Critiques seem to be of four sorts. (Some are mutually exclusive.)
1) “QE is weird.” Quantitative Easing entails the Fed buying a somewhat wider range of securities than the traditional short-term Treasury bills that are the usual focus of US open market operations. This has been a bold strategy, which nobody would have predicted 3 or 4 years ago. But it has been appropriate to the equally unexpected financial crisis and recession. Some who find QE alarmingly non-standard may not realize that other central banks do this sort of thing, and that the US authorities themselves did it in the more distant past. It is amusing to recall that when Ben Bernanke was first appointed Chairman, some reacted “He is a fine economist, but he doesn’t have the market experience of a Wall Street type.” The irony is that nobody who had spent his or her career on Wall Street would have had the relevant experience to deal with the shocks of the last three years, since none of them were there in the 1930s. But as an economic historian, Bernanke had just the broader perspective that was needed. Thank heavens he did.
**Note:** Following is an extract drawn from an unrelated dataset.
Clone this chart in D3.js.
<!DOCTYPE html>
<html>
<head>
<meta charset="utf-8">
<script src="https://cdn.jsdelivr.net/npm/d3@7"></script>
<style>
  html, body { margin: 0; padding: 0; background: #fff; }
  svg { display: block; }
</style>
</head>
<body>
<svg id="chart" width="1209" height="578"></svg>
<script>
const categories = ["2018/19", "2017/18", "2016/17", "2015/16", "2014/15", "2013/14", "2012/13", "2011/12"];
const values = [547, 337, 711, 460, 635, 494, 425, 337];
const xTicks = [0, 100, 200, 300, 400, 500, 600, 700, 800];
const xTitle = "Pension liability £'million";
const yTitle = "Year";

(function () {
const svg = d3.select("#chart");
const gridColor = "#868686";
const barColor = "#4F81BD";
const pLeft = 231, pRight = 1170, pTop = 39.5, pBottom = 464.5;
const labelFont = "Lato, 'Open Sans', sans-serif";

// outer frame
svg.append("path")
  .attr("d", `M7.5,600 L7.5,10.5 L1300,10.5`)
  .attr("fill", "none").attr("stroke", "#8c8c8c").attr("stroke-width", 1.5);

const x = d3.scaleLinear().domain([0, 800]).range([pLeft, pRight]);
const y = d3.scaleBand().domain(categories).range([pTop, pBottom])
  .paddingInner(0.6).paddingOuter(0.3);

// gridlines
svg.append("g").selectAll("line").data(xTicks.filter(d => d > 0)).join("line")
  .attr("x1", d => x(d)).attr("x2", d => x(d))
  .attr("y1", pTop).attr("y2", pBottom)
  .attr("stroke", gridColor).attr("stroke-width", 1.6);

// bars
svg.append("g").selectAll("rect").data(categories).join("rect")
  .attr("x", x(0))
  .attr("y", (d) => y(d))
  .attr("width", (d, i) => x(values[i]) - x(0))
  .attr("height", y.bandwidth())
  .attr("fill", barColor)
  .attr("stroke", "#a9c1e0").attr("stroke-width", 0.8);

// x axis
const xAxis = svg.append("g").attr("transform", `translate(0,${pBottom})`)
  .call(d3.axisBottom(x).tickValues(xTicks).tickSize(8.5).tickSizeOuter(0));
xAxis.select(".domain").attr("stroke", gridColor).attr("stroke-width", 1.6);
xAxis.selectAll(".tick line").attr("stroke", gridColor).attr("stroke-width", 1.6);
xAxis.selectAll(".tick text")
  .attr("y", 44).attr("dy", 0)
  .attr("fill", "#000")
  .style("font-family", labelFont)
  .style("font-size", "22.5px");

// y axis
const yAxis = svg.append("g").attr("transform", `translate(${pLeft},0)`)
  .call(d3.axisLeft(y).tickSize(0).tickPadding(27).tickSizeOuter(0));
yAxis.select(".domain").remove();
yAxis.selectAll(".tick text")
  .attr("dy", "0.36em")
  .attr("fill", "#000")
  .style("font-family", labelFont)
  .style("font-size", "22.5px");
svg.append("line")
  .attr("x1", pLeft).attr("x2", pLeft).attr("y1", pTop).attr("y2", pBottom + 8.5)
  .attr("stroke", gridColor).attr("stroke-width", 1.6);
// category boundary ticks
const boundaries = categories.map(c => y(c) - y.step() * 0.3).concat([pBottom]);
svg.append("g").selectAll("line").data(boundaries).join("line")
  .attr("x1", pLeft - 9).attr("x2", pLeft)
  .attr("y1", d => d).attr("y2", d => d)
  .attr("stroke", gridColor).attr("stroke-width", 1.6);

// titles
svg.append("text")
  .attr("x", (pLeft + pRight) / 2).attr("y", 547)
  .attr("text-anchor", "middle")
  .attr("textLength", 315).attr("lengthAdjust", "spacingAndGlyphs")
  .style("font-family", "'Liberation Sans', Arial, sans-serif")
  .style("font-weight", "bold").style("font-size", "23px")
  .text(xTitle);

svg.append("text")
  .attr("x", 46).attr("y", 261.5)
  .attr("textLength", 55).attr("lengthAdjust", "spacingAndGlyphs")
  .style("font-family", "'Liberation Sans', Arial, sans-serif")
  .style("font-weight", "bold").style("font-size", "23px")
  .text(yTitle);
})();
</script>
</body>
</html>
2) “Monetary easing under current circumstances has no effect.” It is true that, with short-term interest rates already near zero for the last two years, monetary expansion can be of only limited help. (The classic “liquidity trap” has been re-born as the “zero lower bound.”) But monetary policy can work through other channels besides short-term interest rates. Seven such mechanisms are: long-term interest rates, expected inflation, the exchange rate, equity prices, real estate prices, commodity prices, and the credit channel. QE is worth a try, given that the economy is still weak and given the constraints that keep fiscal policy sub-optimal.
3) “Monetary ease will lead to inflation. What we need now, if anything, is monetary tightening.” This is the view, for example, expressed recently by some conservative economists, including John Taylor. It seems to me way off base. With unemployment far above the natural rate, GDP well below potential, and inflation (slightly) below target, it is clear that the Fed’s December 14 decision to ease further was appropriate.
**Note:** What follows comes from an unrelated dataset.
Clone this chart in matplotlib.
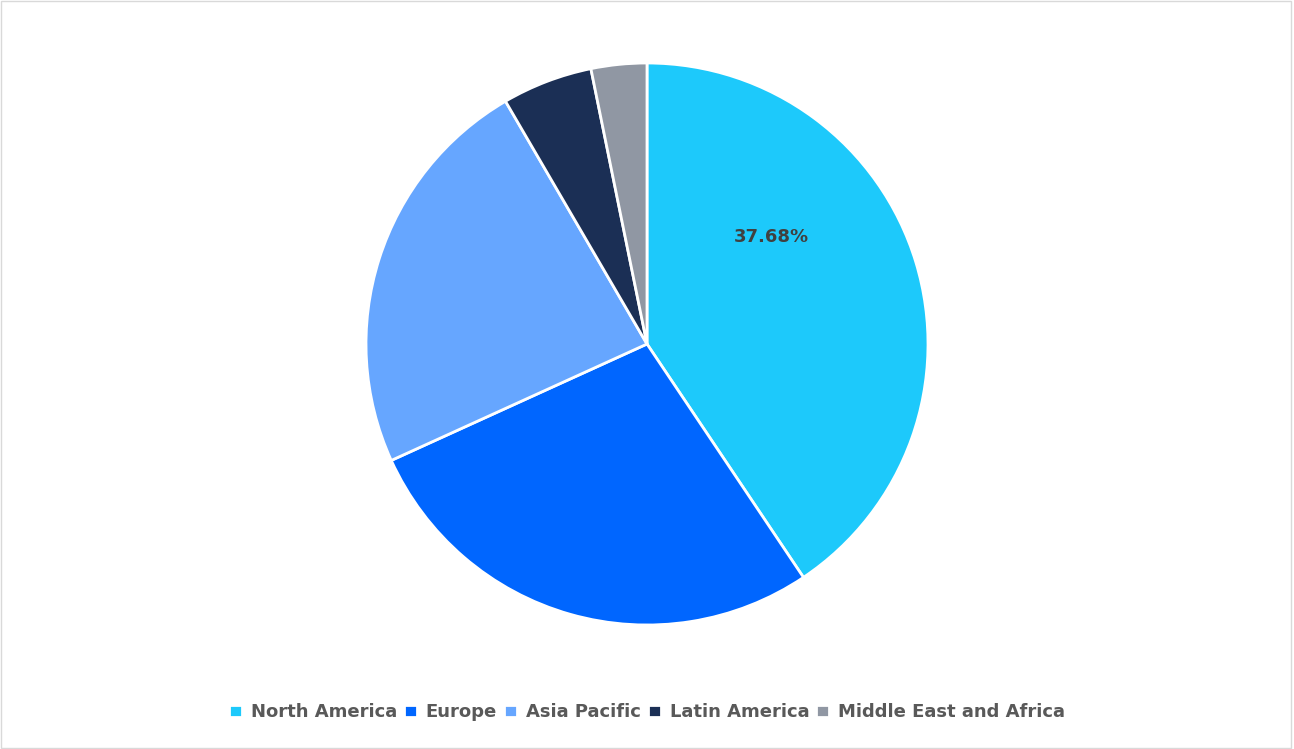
import matplotlib.pyplot as plt
from matplotlib.patches import Rectangle

categories = ["North America", "Europe", "Asia Pacific", "Latin America", "Middle East and Africa"]
values = [40.6, 27.6, 23.4, 5.2, 3.2]
shown_label = "37.68%"
colors = ["#1DC9FB", "#0066FF", "#66A6FF", "#1B2F55", "#9097A3"]

fig = plt.figure(figsize=(12.94, 7.49), dpi=100)
fig.patches.append(Rectangle((0.001, 0.002), 0.997, 0.996, transform=fig.transFigure,
                             fill=False, edgecolor="#D9D9D9", linewidth=1))
ax = fig.add_axes([0, 0, 1, 1])

wedges, _ = ax.pie(values, colors=colors, startangle=90, counterclock=False,
                   center=(647, 405), radius=281, frame=True,
                   wedgeprops=dict(edgecolor="white", linewidth=2))
ax.set_xlim(0, 1294); ax.set_ylim(0, 749)
ax.set_aspect("equal"); ax.axis("off")
ax.text(771, 512, shown_label, ha="center", va="center", fontsize=13,
        fontweight="bold", color="#404040")

leg = fig.legend(wedges, categories, loc="center", bbox_to_anchor=(0.5, 0.049), ncol=5,
                 frameon=False, handlelength=0.7, handleheight=0.7, handletextpad=0.5,
                 columnspacing=0.4, prop=dict(size=13, weight="bold"))
for t in leg.get_texts():
    t.set_color("#595959")
fig.savefig("out.png", dpi=100)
4) “The Fed is firing a volley in a destructive international currency war.” This is the criticism that has come from some of our trading partners: in particular, China, Germany and Brazil. I don’t generally do “My country, right or wrong.” But my country is right on this one. The colorful “currency wars“ seems to have confused some people. The current situation is precisely the point of floating exchange rates: when some countries feel that their high unemployment calls for monetary expansion (US) at the same time that others feel that their overheating dangers call for monetary tightening (Brazil, India, Korea, China…), an appreciation of the latter currencies against the former is precisely the way that floating rates accommodate the differences. This is why Milton Friedman favored floating rates, so that each country could pursue its own desired policies independently. I realize that US monetary easing puts pressure on countries like China that they consider unwelcome. China is finding it increasingly difficult to cling to its exchange rate target by means of controls on capital inflows and sterilized foreign exchange intervention. But capital flows are a far more legitimate way to let China feel the pressure than the alternative: Congressional threats to impose WTO-inconsistent tariffs on Chinese imports if it won’t allow faster appreciation of the yuan.
I was glad to see that today’s decision by the Federal Open Market Committee was unanimous. The Fed is right not to give in to misguided criticisms. This is what we have central bank independence for.